Quanto c’è di lei in Teresa?
“Teresa è la mia nemesi, è tutto ciò che vorrei essere e non sono, in fatto di uomini. Lei ne ha molti che le ronzano intorno, io neanche uno! C’è molto, invece, di me sul piano lavorativo e, più in generale, affettivo. Teresa ha comunque paura dell’amore, io anche, è insicura, come lo sono io, e alla ricerca di un posto nel mondo, cosa non facile. Ma, come me, ha gli amici che la sostengono.”
In Teresa papavero e lo scheletro nell’intercapedine ha utilizzato un cognome che rievoca una persona nota per i suoi crimini efferati. Un caso o una scelta consapevole?
“Sì sì, il serial killer ha un cognome che è un bel mix di tutti i seriali italiani. E ce ne abbiamo avuti eh! Non abbiamo nulla da invidiare agli americani.”
È già al lavoro per il volume conclusivo della trilogia di Teresa Papavero?
“Ce l’ho già in testa, quello sì.
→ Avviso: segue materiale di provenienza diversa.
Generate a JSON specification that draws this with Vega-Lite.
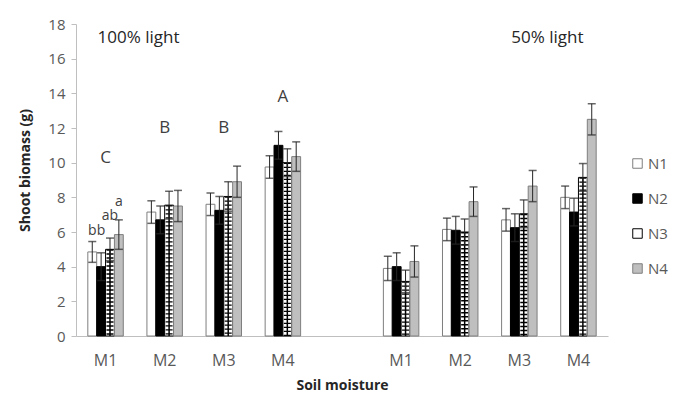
{
  "$schema": "https://vega.github.io/schema/vega-lite/v6.json",
  "width": 532,
  "height": 312,
  "autosize": {"type": "none"},
  "padding": {"left": 76, "top": 24, "right": 66, "bottom": 60},
  "background": "white",
  "config": {
    "view": {"stroke": null},
    "font": "Open Sans",
    "axis": {"grid": false},
    "axisY": {
      "labelOverlap": false,
      "labelFlush": false,
      "tickCount": 10,
      "labelFontSize": 15,
      "labelColor": "#595959",
      "labelPadding": 6,
      "tickSize": 5,
      "tickColor": "#bfbfbf",
      "domainColor": "#bfbfbf",
      "titleFontSize": 14,
      "titleFontWeight": "bold",
      "titleColor": "#262626",
      "titlePadding": 15,
      "titleY": 146
    }
  },
  "datasets": {
    "bars": [
      {"slot": "100% M1", "n": "N1", "v": 4.85, "lo": 4.25, "hi": 5.45},
      {"slot": "100% M1", "n": "N2", "v": 4.0, "lo": 3.2, "hi": 4.8},
      {"slot": "100% M1", "n": "N3", "v": 5.0, "lo": 4.35, "hi": 5.65},
      {"slot": "100% M1", "n": "N4", "v": 5.85, "lo": 5.0, "hi": 6.7},
      {"slot": "100% M2", "n": "N1", "v": 7.15, "lo": 6.5, "hi": 7.8},
      {"slot": "100% M2", "n": "N2", "v": 6.7, "lo": 5.9, "hi": 7.5},
      {"slot": "100% M2", "n": "N3", "v": 7.55, "lo": 6.75, "hi": 8.35},
      {"slot": "100% M2", "n": "N4", "v": 7.5, "lo": 6.6, "hi": 8.4},
      {"slot": "100% M3", "n": "N1", "v": 7.6, "lo": 6.95, "hi": 8.25},
      {"slot": "100% M3", "n": "N2", "v": 7.25, "lo": 6.45, "hi": 8.05},
      {"slot": "100% M3", "n": "N3", "v": 8.05, "lo": 7.2, "hi": 8.9},
      {"slot": "100% M3", "n": "N4", "v": 8.9, "lo": 8.0, "hi": 9.8},
      {"slot": "100% M4", "n": "N1", "v": 9.75, "lo": 9.1, "hi": 10.4},
      {"slot": "100% M4", "n": "N2", "v": 11.0, "lo": 10.2, "hi": 11.8},
      {"slot": "100% M4", "n": "N3", "v": 10.0, "lo": 9.2, "hi": 10.8},
      {"slot": "100% M4", "n": "N4", "v": 10.35, "lo": 9.5, "hi": 11.2},
      {"slot": "50% M1", "n": "N1", "v": 3.9, "lo": 3.2, "hi": 4.6},
      {"slot": "50% M1", "n": "N2", "v": 4.0, "lo": 3.2, "hi": 4.8},
      {"slot": "50% M1", "n": "N3", "v": 3.15, "lo": 2.5, "hi": 3.8},
      {"slot": "50% M1", "n": "N4", "v": 4.3, "lo": 3.4, "hi": 5.2},
      {"slot": "50% M2", "n": "N1", "v": 6.15, "lo": 5.5, "hi": 6.8},
      {"slot": "50% M2", "n": "N2", "v": 6.1, "lo": 5.3, "hi": 6.9},
      {"slot": "50% M2", "n": "N3", "v": 6.0, "lo": 5.25, "hi": 6.75},
      {"slot": "50% M2", "n": "N4", "v": 7.75, "lo": 6.9, "hi": 8.6},
      {"slot": "50% M3", "n": "N1", "v": 6.7, "lo": 6.05, "hi": 7.35},
      {"slot": "50% M3", "n": "N2", "v": 6.25, "lo": 5.45, "hi": 7.05},
      {"slot": "50% M3", "n": "N3", "v": 7.05, "lo": 6.25, "hi": 7.85},
      {"slot": "50% M3", "n": "N4", "v": 8.65, "lo": 7.75, "hi": 9.55},
      {"slot": "50% M4", "n": "N1", "v": 8.0, "lo": 7.35, "hi": 8.65},
      {"slot": "50% M4", "n": "N2", "v": 7.15, "lo": 6.35, "hi": 7.95},
      {"slot": "50% M4", "n": "N3", "v": 9.15, "lo": 8.35, "hi": 9.95},
      {"slot": "50% M4", "n": "N4", "v": 12.5, "lo": 11.6, "hi": 13.4}
    ],
    "groupLetters": [
      {"slot": "100% M1", "y": 10.25, "t": "C"},
      {"slot": "100% M2", "y": 12.0, "t": "B"},
      {"slot": "100% M3", "y": 12.0, "t": "B"},
      {"slot": "100% M4", "y": 13.8, "t": "A"}
    ],
    "barLetters": [
      {"slot": "100% M1", "n": "N1", "y": 6.05, "t": "b"},
      {"slot": "100% M1", "n": "N2", "y": 6.05, "t": "b"},
      {"slot": "100% M1", "n": "N3", "y": 6.9, "t": "ab"},
      {"slot": "100% M1", "n": "N4", "y": 7.75, "t": "a"}
    ],
    "headers": [
      {"slot": "100% M1", "y": 17.2, "t": "100% light"},
      {"slot": "50% M3", "y": 17.2, "t": "50% light"}
    ]
  },
  "encoding": {
    "x": {
      "field": "slot",
      "type": "nominal",
      "scale": {
        "domain": ["100% M1", "100% M2", "100% M3", "100% M4", " ", "50% M1", "50% M2", "50% M3", "50% M4"],
        "paddingInner": 0.4,
        "paddingOuter": 0.2
      },
      "axis": {
        "title": "Soil moisture",
        "titleFont": "Open Sans",
        "titleFontSize": 14,
        "titleFontWeight": "bold",
        "titleColor": "#262626",
        "titlePadding": 10,
        "labelExpr": "slice(datum.value, -2)",
        "labelAngle": 0,
        "labelFontSize": 16,
        "labelColor": "#595959",
        "labelPadding": 16,
        "ticks": false,
        "domainColor": "#bfbfbf",
        "domainWidth": 1
      }
    }
  },
  "layer": [
    {
      "data": {"name": "bars"},
      "mark": {"type": "bar", "strokeWidth": 1},
      "encoding": {
        "xOffset": {"field": "n", "type": "nominal", "scale": {"domain": ["N1", "N2", "N3", "N4"], "paddingInner": 0}},
        "y": {
          "field": "v",
          "type": "quantitative",
          "scale": {"domain": [0, 18], "nice": false},
          "axis": {
            "title": "Shoot biomass (g)",
            "values": [0, 2, 4, 6, 8, 10, 12, 14, 16, 18],
            "labelOverlap": false,
            "labelFlush": false
          }
        },
        "fill": {
          "field": "n",
          "type": "nominal",
          "scale": {"domain": ["N1", "N2", "N3", "N4"], "range": ["#ffffff", "#000000", "#ffffff", "#bfbfbf"]},
          "legend": {
            "title": null,
            "orient": "none",
            "legendX": 554,
            "legendY": 132,
            "symbolType": "square",
            "symbolSize": 90,
            "symbolStrokeWidth": 1,
            "labelFontSize": 15,
            "labelColor": "#595959",
            "labelOffset": 3,
            "rowPadding": 19
          }
        },
        "stroke": {
          "field": "n",
          "type": "nominal",
          "scale": {"domain": ["N1", "N2", "N3", "N4"], "range": ["#7f7f7f", "#000000", "#000000", "#7f7f7f"]},
          "legend": {
            "title": null,
            "orient": "none",
            "legendX": 554,
            "legendY": 132,
            "symbolType": "square",
            "symbolSize": 90,
            "symbolStrokeWidth": 1,
            "labelFontSize": 15,
            "labelColor": "#595959",
            "labelOffset": 3,
            "rowPadding": 19
          }
        }
      }
    },
    {
      "data": {"name": "bars"},
      "transform": [{"filter": "datum.n == 'N3'"}],
      "mark": {"type": "rule", "color": "#000000", "strokeWidth": 7, "strokeDash": [1.4, 2.6]},
      "encoding": {
        "xOffset": {"field": "n", "type": "nominal"},
        "y": {"field": "v", "type": "quantitative"},
        "y2": {"datum": 0}
      }
    },
    {
      "data": {"name": "bars"},
      "transform": [{"filter": "datum.n == 'N3'"}],
      "mark": {"type": "rule", "color": "#000000", "strokeWidth": 1.5},
      "encoding": {
        "xOffset": {"field": "n", "type": "nominal"},
        "y": {"field": "v", "type": "quantitative"},
        "y2": {"datum": 0}
      }
    },
    {
      "data": {"name": "bars"},
      "mark": {"type": "rule", "color": "#262626", "strokeWidth": 1},
      "encoding": {
        "xOffset": {"field": "n", "type": "nominal"},
        "y": {"field": "lo", "type": "quantitative"},
        "y2": {"field": "hi"}
      }
    },
    {
      "data": {"name": "bars"},
      "mark": {"type": "tick", "color": "#262626", "size": 8, "thickness": 1.5},
      "encoding": {
        "xOffset": {"field": "n", "type": "nominal"},
        "y": {"field": "lo", "type": "quantitative"}
      }
    },
    {
      "data": {"name": "bars"},
      "mark": {"type": "tick", "color": "#262626", "size": 8, "thickness": 1.5},
      "encoding": {
        "xOffset": {"field": "n", "type": "nominal"},
        "y": {"field": "hi", "type": "quantitative"}
      }
    },
    {
      "data": {"name": "groupLetters"},
      "mark": {"type": "text", "fontSize": 17, "color": "#404040", "baseline": "middle"},
      "encoding": {
        "y": {"field": "y", "type": "quantitative"},
        "text": {"field": "t"}
      }
    },
    {
      "data": {"name": "barLetters"},
      "mark": {"type": "text", "fontSize": 14, "color": "#404040", "baseline": "middle"},
      "encoding": {
        "xOffset": {"field": "n", "type": "nominal"},
        "y": {"field": "y", "type": "quantitative"},
        "text": {"field": "t"}
      }
    },
    {
      "data": {"name": "headers"},
      "mark": {"type": "text", "fontSize": 17, "color": "#262626", "baseline": "middle", "align": "left", "dx": -8},
      "encoding": {
        "y": {"field": "y", "type": "quantitative"},
        "text": {"field": "t"}
      }
    }
  ]
}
Ma devo mettermi a scrivere!”
Nei suoi libri le pagine dei ringraziamenti sono tante e sembrano quasi un romanzo nel romanzo. È un modo per dimostrare gratitudine a quanti le sono stati accanto nella stesura ma sembra che lei comunque si diverta a scriverle. È così?
“Una bella domanda! Grazie. Mi permette di dire finalmente che sì, sono grata a tutti quelli che mi sopportano ogni giorno e questo è il mio modo di dimostrarlo. Poi è vero, mi diverto anche molto!”